**EXERCISE PROMPT**
Search the material for the word "React" and copy each line that holds it.
===== COLLECTED MATERIAL =====
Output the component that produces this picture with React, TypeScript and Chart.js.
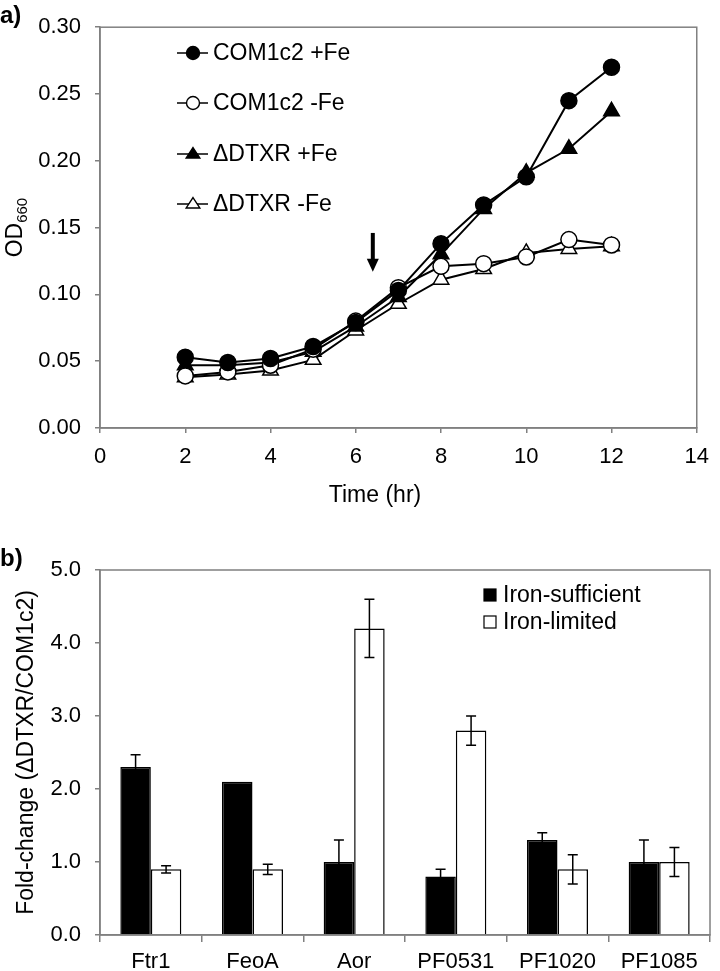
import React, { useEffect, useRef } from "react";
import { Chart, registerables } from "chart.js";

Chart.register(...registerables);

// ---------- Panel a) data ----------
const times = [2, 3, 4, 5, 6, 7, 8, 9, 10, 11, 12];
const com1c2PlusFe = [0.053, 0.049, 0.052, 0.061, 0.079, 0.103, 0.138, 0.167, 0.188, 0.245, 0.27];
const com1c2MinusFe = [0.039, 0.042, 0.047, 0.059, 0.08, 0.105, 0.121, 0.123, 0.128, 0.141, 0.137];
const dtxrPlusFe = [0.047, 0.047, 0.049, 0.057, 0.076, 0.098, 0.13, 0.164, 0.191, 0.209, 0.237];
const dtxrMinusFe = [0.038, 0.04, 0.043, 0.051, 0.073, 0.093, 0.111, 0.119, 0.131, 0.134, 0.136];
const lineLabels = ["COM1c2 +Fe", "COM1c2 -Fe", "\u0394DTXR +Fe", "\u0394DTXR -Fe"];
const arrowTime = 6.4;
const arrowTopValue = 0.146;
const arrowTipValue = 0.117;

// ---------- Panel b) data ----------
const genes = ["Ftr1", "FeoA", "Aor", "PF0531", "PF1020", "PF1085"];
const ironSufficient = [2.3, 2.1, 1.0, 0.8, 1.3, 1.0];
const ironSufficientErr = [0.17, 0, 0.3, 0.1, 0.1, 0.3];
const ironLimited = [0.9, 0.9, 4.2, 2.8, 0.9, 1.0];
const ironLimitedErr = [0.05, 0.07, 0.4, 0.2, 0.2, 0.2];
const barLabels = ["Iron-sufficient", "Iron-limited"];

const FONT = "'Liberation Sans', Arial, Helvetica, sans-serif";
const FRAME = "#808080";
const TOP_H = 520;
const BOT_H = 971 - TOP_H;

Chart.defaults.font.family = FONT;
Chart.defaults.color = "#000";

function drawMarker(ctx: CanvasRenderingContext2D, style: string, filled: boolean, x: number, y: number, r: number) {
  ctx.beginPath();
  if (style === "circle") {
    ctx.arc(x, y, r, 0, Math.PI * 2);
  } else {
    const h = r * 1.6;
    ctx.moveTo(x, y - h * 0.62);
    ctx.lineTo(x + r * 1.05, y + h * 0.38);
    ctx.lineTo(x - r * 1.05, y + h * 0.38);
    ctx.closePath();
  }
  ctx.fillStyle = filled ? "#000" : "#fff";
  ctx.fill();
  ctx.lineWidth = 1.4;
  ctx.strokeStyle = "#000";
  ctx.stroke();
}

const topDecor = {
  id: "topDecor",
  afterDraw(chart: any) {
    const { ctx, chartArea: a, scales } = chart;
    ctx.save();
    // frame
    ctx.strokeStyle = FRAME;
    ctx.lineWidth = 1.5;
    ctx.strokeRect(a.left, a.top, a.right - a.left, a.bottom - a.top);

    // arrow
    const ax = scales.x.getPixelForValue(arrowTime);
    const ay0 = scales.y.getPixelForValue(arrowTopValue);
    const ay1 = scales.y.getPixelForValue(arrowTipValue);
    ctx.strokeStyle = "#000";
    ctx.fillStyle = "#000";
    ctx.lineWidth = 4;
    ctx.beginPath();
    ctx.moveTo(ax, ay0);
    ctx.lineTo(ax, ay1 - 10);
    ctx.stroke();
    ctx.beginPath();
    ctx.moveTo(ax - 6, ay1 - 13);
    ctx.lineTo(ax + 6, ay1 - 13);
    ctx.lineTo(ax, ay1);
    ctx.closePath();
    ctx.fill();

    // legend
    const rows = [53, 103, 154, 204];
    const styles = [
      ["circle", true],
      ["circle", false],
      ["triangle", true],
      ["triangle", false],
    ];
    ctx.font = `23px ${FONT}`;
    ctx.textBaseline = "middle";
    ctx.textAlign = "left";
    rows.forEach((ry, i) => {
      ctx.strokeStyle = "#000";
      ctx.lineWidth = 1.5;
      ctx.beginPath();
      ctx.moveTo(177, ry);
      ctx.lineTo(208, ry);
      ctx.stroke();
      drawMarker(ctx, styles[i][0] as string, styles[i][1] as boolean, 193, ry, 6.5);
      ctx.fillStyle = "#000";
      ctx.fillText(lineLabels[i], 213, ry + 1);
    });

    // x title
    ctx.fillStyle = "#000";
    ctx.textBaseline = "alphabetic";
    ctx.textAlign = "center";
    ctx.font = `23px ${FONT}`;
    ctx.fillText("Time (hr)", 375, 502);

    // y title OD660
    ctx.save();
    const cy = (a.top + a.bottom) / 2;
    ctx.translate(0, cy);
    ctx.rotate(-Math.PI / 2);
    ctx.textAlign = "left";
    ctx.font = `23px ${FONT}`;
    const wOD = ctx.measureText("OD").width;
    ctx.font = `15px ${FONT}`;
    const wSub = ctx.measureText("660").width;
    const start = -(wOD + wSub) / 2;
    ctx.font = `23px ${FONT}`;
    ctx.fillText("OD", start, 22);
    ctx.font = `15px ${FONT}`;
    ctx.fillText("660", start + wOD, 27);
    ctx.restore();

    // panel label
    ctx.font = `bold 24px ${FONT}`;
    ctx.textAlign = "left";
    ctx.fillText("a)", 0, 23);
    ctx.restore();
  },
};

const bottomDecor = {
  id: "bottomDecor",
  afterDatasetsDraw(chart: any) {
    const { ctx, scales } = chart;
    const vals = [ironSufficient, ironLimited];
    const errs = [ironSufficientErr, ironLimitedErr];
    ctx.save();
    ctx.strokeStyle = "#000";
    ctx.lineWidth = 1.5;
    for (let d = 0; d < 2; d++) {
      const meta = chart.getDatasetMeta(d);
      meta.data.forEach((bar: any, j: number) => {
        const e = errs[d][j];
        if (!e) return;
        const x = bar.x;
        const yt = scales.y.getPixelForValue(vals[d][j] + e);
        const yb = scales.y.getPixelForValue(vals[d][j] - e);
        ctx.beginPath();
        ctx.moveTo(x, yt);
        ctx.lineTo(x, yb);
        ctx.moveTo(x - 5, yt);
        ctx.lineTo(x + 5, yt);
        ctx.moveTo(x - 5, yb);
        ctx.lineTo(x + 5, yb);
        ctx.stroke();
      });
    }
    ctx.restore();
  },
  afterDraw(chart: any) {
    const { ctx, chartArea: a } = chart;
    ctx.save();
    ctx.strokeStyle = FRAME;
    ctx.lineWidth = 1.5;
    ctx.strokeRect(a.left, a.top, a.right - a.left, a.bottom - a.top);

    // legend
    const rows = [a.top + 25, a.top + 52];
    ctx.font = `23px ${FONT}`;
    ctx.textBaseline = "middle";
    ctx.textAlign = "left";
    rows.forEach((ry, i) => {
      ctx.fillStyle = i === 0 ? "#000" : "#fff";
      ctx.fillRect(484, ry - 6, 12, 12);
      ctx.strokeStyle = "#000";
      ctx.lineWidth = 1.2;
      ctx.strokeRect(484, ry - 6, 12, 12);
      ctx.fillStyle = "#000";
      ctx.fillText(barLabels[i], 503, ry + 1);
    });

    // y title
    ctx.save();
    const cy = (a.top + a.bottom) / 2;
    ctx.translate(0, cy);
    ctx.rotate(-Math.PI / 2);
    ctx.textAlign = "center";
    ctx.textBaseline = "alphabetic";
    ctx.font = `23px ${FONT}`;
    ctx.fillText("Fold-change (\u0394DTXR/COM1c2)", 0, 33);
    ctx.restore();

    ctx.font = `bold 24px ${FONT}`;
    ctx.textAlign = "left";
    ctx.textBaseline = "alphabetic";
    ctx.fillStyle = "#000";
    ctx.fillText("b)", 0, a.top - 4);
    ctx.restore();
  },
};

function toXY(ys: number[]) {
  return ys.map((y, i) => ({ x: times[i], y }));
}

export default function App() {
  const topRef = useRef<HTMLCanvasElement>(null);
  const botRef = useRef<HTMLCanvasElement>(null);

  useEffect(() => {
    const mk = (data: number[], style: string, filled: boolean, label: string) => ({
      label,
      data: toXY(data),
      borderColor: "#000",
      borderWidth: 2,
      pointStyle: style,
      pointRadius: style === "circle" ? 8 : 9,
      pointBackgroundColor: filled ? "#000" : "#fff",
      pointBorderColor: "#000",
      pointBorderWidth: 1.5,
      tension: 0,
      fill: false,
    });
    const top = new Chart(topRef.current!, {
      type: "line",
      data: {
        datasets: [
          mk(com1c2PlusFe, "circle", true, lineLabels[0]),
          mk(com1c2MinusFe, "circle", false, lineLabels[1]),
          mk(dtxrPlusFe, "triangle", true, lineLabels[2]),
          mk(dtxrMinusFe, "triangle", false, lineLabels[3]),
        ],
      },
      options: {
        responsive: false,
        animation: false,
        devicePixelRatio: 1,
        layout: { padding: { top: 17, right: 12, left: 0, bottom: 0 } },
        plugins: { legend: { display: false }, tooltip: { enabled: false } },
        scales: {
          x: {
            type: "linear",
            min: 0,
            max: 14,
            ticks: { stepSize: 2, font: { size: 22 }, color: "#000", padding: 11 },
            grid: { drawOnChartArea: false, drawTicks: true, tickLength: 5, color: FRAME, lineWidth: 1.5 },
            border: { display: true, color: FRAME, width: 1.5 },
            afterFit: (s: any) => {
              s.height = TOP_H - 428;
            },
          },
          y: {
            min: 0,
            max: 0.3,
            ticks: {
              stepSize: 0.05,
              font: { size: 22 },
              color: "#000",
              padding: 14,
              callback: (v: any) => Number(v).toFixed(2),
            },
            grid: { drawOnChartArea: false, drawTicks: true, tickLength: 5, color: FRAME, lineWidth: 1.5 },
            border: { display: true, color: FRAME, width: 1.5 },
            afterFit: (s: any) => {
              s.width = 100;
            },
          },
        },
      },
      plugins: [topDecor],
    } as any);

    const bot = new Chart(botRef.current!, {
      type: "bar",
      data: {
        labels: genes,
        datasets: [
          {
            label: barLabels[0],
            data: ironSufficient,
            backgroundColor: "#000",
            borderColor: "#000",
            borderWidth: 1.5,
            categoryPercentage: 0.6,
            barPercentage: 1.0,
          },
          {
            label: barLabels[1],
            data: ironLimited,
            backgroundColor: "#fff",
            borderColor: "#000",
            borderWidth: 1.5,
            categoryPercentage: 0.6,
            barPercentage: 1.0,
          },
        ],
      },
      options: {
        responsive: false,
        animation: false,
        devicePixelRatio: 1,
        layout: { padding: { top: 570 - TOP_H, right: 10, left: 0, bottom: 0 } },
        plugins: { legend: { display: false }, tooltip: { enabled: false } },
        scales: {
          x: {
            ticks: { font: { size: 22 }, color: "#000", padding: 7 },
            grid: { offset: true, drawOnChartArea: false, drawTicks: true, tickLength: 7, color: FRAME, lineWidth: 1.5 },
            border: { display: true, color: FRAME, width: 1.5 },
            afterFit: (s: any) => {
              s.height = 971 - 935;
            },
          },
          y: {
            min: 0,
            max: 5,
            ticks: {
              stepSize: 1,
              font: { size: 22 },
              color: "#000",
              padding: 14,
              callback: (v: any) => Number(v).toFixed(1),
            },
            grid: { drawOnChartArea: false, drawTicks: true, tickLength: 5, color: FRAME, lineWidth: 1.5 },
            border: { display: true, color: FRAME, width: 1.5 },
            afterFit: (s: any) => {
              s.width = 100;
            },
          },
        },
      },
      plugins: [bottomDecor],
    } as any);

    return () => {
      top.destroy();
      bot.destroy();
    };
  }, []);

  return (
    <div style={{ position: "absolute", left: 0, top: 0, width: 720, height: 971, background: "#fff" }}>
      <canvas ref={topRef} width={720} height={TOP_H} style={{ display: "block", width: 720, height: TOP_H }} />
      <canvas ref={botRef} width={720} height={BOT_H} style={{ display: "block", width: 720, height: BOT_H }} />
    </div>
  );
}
=====
**THE OUTPUT**
Output the component that produces this picture with React, TypeScript and Chart.js.
import React, { useEffect, useRef } from "react";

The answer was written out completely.